As Ed pointed out when the Court first agreed to take the case, not even the Republican primary debates are likely to have as much impact on the 2012 general election as this particular showdown between the liberal and conservative wings of the Supreme Court. And as the New York Post noted at the time, March dates allow plenty of time for a decision in late June, more than four months before Election Day.
In part because the GOP candidates all ostensibly agree about the course to pursue regarding Obamacare, the Affordable Care Act hasn’t necessarily received as much play in the GOP debates as it should have. But, as a reminder, a plurality of Americans still want the law repealed — and with good reason.
How is Obamacare wrong for America? Let me count the ways. The individual mandate is an intrusion on liberty, the tax increases are a drag on job creation and the employer mandate is a burden on businesses, to name just a few. Honestly accounted, the law is also a budget-buster.

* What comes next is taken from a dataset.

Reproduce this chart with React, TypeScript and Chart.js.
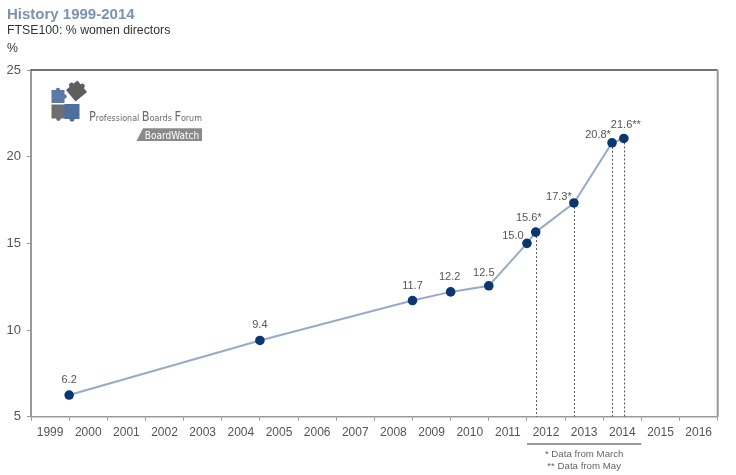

The Supreme Court’s debate won’t touch most of that, but, if it decides the individual mandate is unconstitutional and decides it’s not severable from the rest of the law, Obamacare will effectively be dead. That alone would be worth celebrating — but the perception of Obama that that decision would create — that he’s a careless-of-the-Constitution president — might actually have the longer-lasting impact on the law and politics if it helped to lead to a loss for the incumbent in November.